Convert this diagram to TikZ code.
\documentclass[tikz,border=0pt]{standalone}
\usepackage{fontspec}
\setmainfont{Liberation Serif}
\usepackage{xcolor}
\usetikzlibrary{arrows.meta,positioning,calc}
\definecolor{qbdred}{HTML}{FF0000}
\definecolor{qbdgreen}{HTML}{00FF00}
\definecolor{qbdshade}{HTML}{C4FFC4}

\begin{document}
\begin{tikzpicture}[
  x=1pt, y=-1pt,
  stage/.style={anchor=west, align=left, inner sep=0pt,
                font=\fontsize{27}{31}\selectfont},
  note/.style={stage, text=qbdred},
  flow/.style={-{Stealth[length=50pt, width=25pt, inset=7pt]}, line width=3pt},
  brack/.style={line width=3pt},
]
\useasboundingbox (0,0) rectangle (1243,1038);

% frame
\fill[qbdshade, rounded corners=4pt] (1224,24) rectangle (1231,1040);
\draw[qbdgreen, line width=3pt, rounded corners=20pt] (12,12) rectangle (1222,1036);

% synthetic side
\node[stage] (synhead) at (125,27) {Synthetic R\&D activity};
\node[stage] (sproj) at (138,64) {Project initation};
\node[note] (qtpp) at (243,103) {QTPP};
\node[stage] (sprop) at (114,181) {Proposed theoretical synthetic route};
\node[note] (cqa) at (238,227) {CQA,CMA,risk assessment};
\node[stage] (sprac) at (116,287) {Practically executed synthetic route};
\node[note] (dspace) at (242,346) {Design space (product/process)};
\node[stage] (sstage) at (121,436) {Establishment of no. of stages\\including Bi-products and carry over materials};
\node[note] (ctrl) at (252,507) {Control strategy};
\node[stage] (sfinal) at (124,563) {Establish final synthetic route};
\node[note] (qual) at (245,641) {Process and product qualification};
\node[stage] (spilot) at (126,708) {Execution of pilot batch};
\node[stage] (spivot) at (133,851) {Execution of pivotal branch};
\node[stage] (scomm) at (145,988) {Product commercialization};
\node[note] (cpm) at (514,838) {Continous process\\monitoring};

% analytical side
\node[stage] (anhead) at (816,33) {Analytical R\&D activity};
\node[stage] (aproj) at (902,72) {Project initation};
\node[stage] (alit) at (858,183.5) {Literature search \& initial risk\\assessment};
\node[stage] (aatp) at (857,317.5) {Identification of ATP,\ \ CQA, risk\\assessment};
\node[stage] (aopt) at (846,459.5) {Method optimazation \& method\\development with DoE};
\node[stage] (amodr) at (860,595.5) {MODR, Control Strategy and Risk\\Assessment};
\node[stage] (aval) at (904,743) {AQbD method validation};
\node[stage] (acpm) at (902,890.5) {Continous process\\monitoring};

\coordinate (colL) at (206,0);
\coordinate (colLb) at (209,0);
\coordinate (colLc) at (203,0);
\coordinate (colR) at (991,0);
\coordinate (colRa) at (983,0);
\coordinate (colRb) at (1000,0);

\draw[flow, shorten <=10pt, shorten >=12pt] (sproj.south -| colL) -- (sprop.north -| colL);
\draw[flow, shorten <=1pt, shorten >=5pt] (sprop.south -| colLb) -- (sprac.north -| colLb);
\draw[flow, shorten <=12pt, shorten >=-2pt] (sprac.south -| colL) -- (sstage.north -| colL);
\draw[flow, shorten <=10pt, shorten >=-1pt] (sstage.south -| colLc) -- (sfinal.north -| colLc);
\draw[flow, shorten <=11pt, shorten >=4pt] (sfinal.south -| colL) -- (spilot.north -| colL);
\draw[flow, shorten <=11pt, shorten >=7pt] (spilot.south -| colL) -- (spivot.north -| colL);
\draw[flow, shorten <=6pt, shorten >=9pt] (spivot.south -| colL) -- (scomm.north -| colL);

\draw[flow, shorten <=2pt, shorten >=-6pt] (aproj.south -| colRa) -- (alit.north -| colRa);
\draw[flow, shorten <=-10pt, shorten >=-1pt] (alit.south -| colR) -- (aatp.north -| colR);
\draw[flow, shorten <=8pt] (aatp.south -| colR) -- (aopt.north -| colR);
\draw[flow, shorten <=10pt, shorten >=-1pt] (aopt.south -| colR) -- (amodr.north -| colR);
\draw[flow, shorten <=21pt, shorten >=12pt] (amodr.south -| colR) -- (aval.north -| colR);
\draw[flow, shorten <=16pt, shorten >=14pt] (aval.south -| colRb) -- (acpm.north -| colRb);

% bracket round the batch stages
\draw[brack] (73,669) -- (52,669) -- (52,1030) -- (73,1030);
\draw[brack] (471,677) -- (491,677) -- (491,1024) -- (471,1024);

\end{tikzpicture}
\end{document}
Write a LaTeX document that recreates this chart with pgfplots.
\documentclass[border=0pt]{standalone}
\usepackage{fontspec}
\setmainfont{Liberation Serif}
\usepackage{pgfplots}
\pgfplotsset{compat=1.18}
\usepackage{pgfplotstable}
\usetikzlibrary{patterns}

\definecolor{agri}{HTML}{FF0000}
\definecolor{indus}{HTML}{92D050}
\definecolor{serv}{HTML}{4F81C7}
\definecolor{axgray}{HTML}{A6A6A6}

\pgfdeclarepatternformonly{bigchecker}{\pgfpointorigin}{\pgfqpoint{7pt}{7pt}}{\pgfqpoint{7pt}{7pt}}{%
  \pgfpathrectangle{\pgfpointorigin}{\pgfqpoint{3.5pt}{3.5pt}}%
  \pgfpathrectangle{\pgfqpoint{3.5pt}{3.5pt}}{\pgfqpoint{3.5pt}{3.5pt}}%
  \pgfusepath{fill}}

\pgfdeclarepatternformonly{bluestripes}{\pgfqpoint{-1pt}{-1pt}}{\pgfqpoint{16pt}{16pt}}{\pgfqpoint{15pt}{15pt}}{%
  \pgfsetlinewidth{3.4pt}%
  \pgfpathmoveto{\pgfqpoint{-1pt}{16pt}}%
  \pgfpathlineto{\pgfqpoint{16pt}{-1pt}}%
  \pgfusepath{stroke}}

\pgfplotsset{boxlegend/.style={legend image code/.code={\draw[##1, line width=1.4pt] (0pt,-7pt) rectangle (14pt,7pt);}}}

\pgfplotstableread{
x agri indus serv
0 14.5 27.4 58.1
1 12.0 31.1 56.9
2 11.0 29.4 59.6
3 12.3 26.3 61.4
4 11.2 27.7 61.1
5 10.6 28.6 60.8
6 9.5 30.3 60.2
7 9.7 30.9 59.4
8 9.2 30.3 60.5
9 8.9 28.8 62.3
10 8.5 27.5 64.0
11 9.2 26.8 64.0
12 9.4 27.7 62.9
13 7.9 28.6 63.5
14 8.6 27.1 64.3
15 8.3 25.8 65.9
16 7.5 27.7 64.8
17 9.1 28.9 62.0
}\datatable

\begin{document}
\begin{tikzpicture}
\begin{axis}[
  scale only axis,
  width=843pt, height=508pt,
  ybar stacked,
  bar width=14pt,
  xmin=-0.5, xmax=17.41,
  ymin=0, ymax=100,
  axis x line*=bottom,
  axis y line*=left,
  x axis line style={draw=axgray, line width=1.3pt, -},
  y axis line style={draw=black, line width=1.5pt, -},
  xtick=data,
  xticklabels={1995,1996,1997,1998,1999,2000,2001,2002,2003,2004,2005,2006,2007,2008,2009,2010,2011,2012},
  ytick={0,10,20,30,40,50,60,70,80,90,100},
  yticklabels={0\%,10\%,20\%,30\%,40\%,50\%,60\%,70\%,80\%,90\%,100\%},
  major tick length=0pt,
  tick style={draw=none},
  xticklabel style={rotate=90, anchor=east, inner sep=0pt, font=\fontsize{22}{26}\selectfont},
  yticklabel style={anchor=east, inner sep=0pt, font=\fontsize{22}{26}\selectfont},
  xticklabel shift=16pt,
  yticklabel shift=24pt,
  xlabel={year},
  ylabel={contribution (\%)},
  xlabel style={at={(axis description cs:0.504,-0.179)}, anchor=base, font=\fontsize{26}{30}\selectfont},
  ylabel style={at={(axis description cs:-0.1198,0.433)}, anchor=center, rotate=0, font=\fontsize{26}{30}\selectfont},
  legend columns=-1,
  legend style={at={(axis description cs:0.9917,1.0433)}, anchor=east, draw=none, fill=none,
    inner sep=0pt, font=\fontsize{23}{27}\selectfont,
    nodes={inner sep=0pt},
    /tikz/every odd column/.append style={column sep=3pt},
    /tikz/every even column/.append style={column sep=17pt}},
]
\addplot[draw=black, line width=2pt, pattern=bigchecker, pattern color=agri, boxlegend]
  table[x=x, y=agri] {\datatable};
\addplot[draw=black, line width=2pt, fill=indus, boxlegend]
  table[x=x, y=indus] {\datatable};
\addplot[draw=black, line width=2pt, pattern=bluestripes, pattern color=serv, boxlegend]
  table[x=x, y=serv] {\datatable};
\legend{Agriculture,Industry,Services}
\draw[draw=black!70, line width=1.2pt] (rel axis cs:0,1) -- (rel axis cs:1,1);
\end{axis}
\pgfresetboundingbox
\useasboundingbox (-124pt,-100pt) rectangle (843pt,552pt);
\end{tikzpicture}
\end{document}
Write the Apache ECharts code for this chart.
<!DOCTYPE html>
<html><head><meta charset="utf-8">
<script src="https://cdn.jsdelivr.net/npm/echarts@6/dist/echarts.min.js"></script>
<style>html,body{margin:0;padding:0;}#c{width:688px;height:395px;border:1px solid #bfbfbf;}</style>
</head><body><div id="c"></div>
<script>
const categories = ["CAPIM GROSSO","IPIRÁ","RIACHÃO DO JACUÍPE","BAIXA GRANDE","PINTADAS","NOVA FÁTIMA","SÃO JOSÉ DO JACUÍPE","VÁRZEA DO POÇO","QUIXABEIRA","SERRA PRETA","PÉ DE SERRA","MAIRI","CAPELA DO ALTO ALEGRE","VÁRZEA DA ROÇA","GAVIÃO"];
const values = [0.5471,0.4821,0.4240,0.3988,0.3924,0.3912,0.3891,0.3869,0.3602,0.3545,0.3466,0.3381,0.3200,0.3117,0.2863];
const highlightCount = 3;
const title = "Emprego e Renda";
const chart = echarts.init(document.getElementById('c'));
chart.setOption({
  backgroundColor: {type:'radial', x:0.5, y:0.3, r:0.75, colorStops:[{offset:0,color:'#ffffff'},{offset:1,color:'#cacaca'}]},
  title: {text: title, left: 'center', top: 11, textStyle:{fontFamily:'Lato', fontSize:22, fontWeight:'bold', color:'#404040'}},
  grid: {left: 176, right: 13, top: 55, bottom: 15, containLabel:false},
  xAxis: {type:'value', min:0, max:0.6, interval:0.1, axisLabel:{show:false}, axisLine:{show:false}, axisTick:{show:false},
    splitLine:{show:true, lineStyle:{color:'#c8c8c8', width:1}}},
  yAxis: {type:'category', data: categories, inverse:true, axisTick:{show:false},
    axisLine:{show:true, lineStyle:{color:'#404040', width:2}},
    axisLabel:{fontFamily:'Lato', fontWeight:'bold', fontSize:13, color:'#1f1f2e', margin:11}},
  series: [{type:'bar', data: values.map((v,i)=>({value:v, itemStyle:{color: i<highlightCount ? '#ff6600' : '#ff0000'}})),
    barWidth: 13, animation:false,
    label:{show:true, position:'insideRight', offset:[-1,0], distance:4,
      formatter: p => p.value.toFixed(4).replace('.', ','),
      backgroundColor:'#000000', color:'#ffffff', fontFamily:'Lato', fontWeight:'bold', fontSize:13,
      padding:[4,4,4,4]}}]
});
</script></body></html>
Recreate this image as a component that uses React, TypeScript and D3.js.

● WORK INSTRUCTIONS
Reprint the data above from the opening line to the line holding "(0,0) rectangle (1243,1038);", inclusive, and nothing else.

● EXERCISE SOLUTION
Convert this diagram to TikZ code.
\documentclass[tikz,border=0pt]{standalone}
\usepackage{fontspec}
\setmainfont{Liberation Serif}
\usepackage{xcolor}
\usetikzlibrary{arrows.meta,positioning,calc}
\definecolor{qbdred}{HTML}{FF0000}
\definecolor{qbdgreen}{HTML}{00FF00}
\definecolor{qbdshade}{HTML}{C4FFC4}

\begin{document}
\begin{tikzpicture}[
  x=1pt, y=-1pt,
  stage/.style={anchor=west, align=left, inner sep=0pt,
                font=\fontsize{27}{31}\selectfont},
  note/.style={stage, text=qbdred},
  flow/.style={-{Stealth[length=50pt, width=25pt, inset=7pt]}, line width=3pt},
  brack/.style={line width=3pt},
]
\useasboundingbox (0,0) rectangle (1243,1038);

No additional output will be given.